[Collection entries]
***

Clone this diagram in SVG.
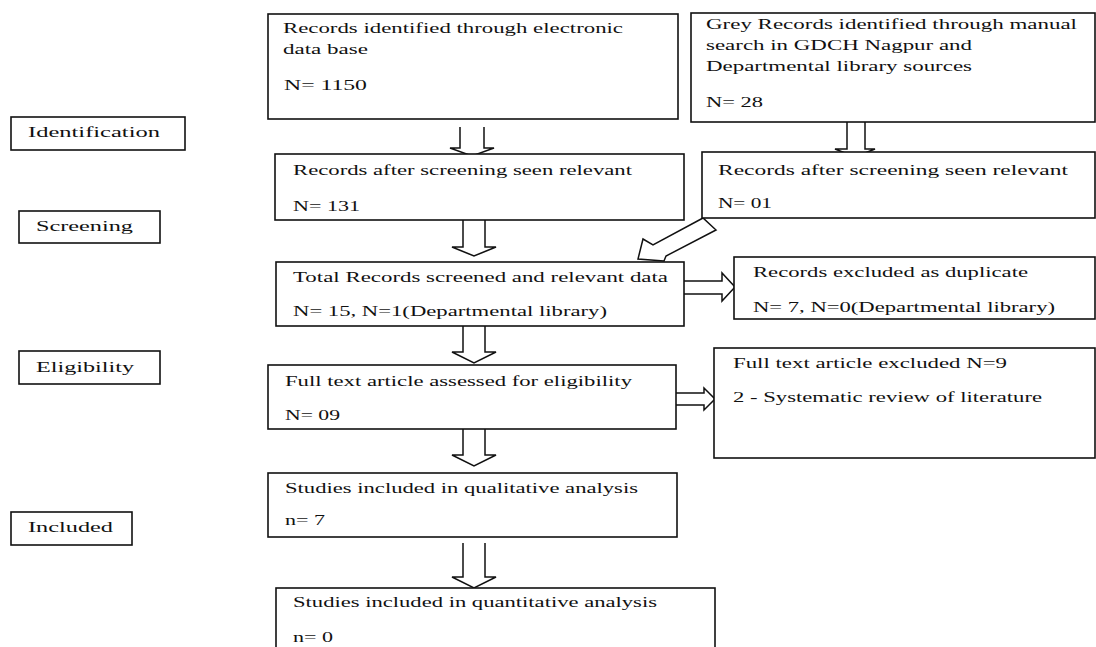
<svg xmlns="http://www.w3.org/2000/svg" width="1096" height="647" viewBox="0 0 1096 647">
<style>
.box{fill:#fff;stroke:#111;stroke-width:1.6}
.arr{fill:#fff;stroke:#111;stroke-width:1.5;stroke-linejoin:miter}
text{font-family:"Liberation Serif","Times New Roman",serif;font-size:15px;fill:#111}
</style>
<rect width="1096" height="647" fill="#fff"/>
<g id="stage-identification"><rect class="box" x="11" y="117" width="174" height="33"/><text x="28" y="137" textLength="132" lengthAdjust="spacingAndGlyphs">Identification</text></g>
<g id="stage-screening"><rect class="box" x="19" y="211" width="141" height="32"/><text x="36" y="231" textLength="97" lengthAdjust="spacingAndGlyphs">Screening</text></g>
<g id="stage-eligibility"><rect class="box" x="19" y="351" width="141" height="33"/><text x="36" y="372" textLength="98" lengthAdjust="spacingAndGlyphs">Eligibility</text></g>
<g id="stage-included"><rect class="box" x="11" y="512" width="121" height="33"/><text x="28" y="532" textLength="85" lengthAdjust="spacingAndGlyphs">Included</text></g>

<g id="connectors">
<path class="arr" d="M460,127 V148 H450 L472,156 L494,148 H484 V127"/>
<path class="arr" d="M463,220 V247 H452 L474,256 L496,247 H485 V220"/>
<path class="arr" d="M463,326 V352 H452 L474,363 L496,352 H485 V326"/>
<path class="arr" d="M463,429 V455 H452 L474,466 L496,455 H485 V429"/>
<path class="arr" d="M463,543 V577 H452 L474,588 L496,577 H485 V543"/>
<path class="arr" d="M847,122 V149 H835 L855,157 L875,149 H865 V122"/>
<path class="arr" d="M684,281 H722 V273 L735,287 L722,301 V294 H684"/>
<path class="arr" d="M676,393 H704 V388 L715,399 L704,410 V405 H676"/>
<path class="arr" d="M703,218 L653,245 L643,239 L638,259 L664,261 L666,256 L716,230 Z"/>
</g>

<g id="n-electronic"><rect class="box" x="268" y="14" width="410" height="105"/>
<text x="283" y="33" textLength="340" lengthAdjust="spacingAndGlyphs">Records identified through electronic</text>
<text x="283" y="54" textLength="85" lengthAdjust="spacingAndGlyphs">data base</text>
<text x="284" y="90" textLength="83" lengthAdjust="spacingAndGlyphs">N= 1150</text></g>

<g id="n-grey"><rect class="box" x="691" y="13" width="404" height="109"/>
<text x="706" y="29" textLength="371" lengthAdjust="spacingAndGlyphs">Grey Records identified through manual</text>
<text x="706" y="50" textLength="266" lengthAdjust="spacingAndGlyphs">search in GDCH Nagpur and</text>
<text x="706" y="71" textLength="266" lengthAdjust="spacingAndGlyphs">Departmental library sources</text>
<text x="706" y="107" textLength="57" lengthAdjust="spacingAndGlyphs">N= 28</text></g>

<g id="n-screened-left"><rect class="box" x="275" y="154" width="409" height="66"/>
<text x="293" y="175" textLength="339" lengthAdjust="spacingAndGlyphs">Records after screening seen relevant</text>
<text x="293" y="211" textLength="67" lengthAdjust="spacingAndGlyphs">N= 131</text></g>

<g id="n-screened-right"><rect class="box" x="702" y="152" width="393" height="66"/>
<text x="718" y="175" textLength="350" lengthAdjust="spacingAndGlyphs">Records after screening seen relevant</text>
<text x="718" y="208" textLength="54" lengthAdjust="spacingAndGlyphs">N= 01</text></g>

<g id="n-total"><rect class="box" x="276" y="262" width="408" height="64"/>
<text x="293" y="282" textLength="375" lengthAdjust="spacingAndGlyphs">Total Records screened and relevant data</text>
<text x="293" y="316" textLength="314" lengthAdjust="spacingAndGlyphs">N= 15, N=1(Departmental library)</text></g>

<g id="n-duplicate"><rect class="box" x="734" y="257" width="361" height="62"/>
<text x="753" y="277" textLength="275" lengthAdjust="spacingAndGlyphs">Records excluded as duplicate</text>
<text x="753" y="312" textLength="302" lengthAdjust="spacingAndGlyphs">N= 7, N=0(Departmental library)</text></g>

<g id="n-fulltext"><rect class="box" x="268" y="365" width="408" height="64"/>
<text x="285" y="386" textLength="347" lengthAdjust="spacingAndGlyphs">Full text article assessed for eligibility</text>
<text x="285" y="420" textLength="55" lengthAdjust="spacingAndGlyphs">N= 09</text></g>

<g id="n-excluded"><rect class="box" x="714" y="348" width="381" height="110"/>
<text x="733" y="368" textLength="274" lengthAdjust="spacingAndGlyphs">Full text article excluded N=9</text>
<text x="733" y="402" textLength="309" lengthAdjust="spacingAndGlyphs">2 - Systematic review of literature</text></g>

<g id="n-qualitative"><rect class="box" x="268" y="473" width="409" height="64"/>
<text x="285" y="493" textLength="353" lengthAdjust="spacingAndGlyphs">Studies included in qualitative analysis</text>
<text x="285" y="525" textLength="40" lengthAdjust="spacingAndGlyphs">n= 7</text></g>

<g id="n-quantitative"><rect class="box" x="276" y="588" width="439" height="75"/>
<text x="293" y="607" textLength="364" lengthAdjust="spacingAndGlyphs">Studies included in quantitative analysis</text>
<text x="293" y="642" textLength="40" lengthAdjust="spacingAndGlyphs">n= 0</text></g>
</svg>
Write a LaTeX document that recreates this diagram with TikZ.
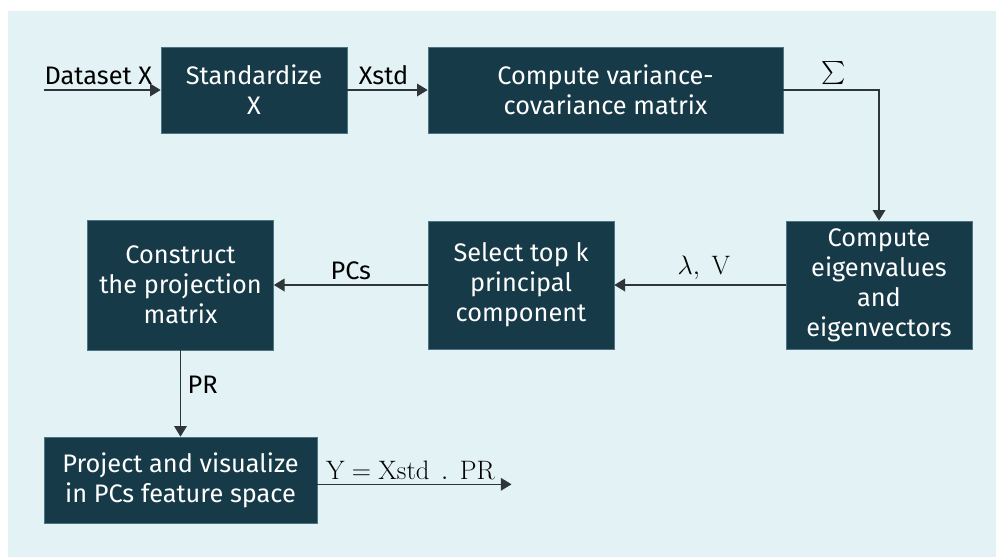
\documentclass[tikz,border=0pt]{standalone}
\usepackage{fix-cm}
\usepackage{exscale}
\usepackage[no-math]{fontspec}
\setmainfont{Fira Sans}
\usetikzlibrary{arrows.meta}
\definecolor{pagebg}{HTML}{E3F2F4}
\definecolor{boxfill}{HTML}{163A48}
\definecolor{boxedge}{HTML}{4D7482}
\definecolor{linec}{HTML}{2E3639}
\tikzset{
  stepbox/.style={fill=boxfill, draw=boxedge, line width=0.5pt, text=white,
    align=center, inner sep=0pt, font=\fontsize{19}{22.5}\selectfont},
  flow/.style={draw=linec, line width=1pt, -{Triangle[length=8pt,width=9.5pt]}},
  lbl/.style={font=\fontsize{19}{22.5}\selectfont, text=black},
  mathlbl/.style={font=\fontsize{20}{24}\selectfont, text=black}
}
\begin{document}
\begin{tikzpicture}[x=0.75pt, y=-0.75pt]
  \useasboundingbox (0,0) rectangle (996,557);
  \fill[pagebg] (8,11) rectangle (996,557);

  % processing steps
  \node[stepbox, minimum width=139.5pt, minimum height=64.5pt] (std) at (254,90)
    {Standardize\\X};
  \node[stepbox, minimum width=266.25pt, minimum height=64.5pt] (cov) at (605.5,90)
    {Compute variance-\\covariance matrix};
  \node[stepbox, minimum width=139.5pt, minimum height=96pt] (eig) at (879,285)
    {Compute\\eigenvalues\\and\\eigenvectors};
  \node[stepbox, minimum width=139.5pt, minimum height=96pt] (sel) at (521,285)
    {Select top k\\principal\\component};
  \node[stepbox, minimum width=139.5pt, minimum height=97.5pt] (con) at (180.5,285)
    {Construct\\the projection\\matrix};
  \node[stepbox, minimum width=204.75pt, minimum height=64.5pt] (proj) at (180.5,480)
    {Project and visualize\\in PCs feature space};

  % free ends of the input and output arrows
  \coordinate (din) at (44,90);
  \coordinate (dout) at (511.5,484.3);

  % connectors
  \draw[flow] (din) -- node[lbl, above, xshift=-3pt] {Dataset X} (std.west);
  \draw[flow] (std.east) -- node[lbl, above, xshift=-3pt] {Xstd} (cov.west);
  \draw[flow] (cov.east) -- node[lbl, above, xshift=2pt] {$\sum$} (eig.north |- cov.east) -- (eig.north);
  \draw[flow] (eig.west) -- node[mathlbl, above, xshift=3pt] {$\mathrm{\lambda,\ V}$} (sel.east);
  \draw[flow] (sel.west) -- node[lbl, above] {PCs} (con.east);
  \draw[flow] (con.south) -- node[lbl, right, pos=0.4, xshift=1.5pt] {PR} (proj.north);
  \draw[flow] (proj.east |- dout) -- node[mathlbl, above, xshift=-3pt] {$\mathrm{Y = Xstd\ \,.\ \,PR}$} (dout);
\end{tikzpicture}
\end{document}
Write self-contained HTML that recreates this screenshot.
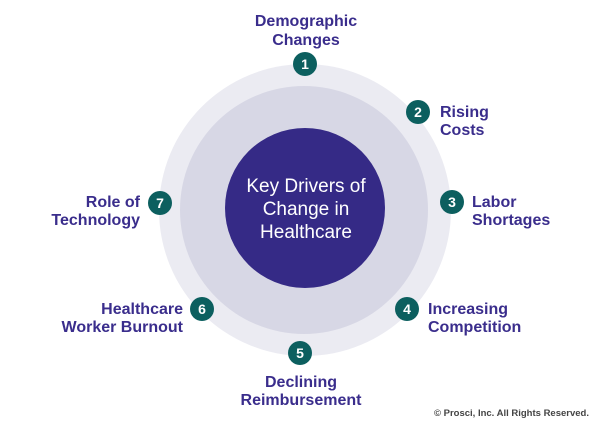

***

• _WHAT THIS TASK INVOLVES_
Return every line above that contains the word "recreates".

• _COMPLETE ANSWER_
Write a LaTeX document that recreates this diagram with TikZ.
Write self-contained HTML that recreates this screenshot.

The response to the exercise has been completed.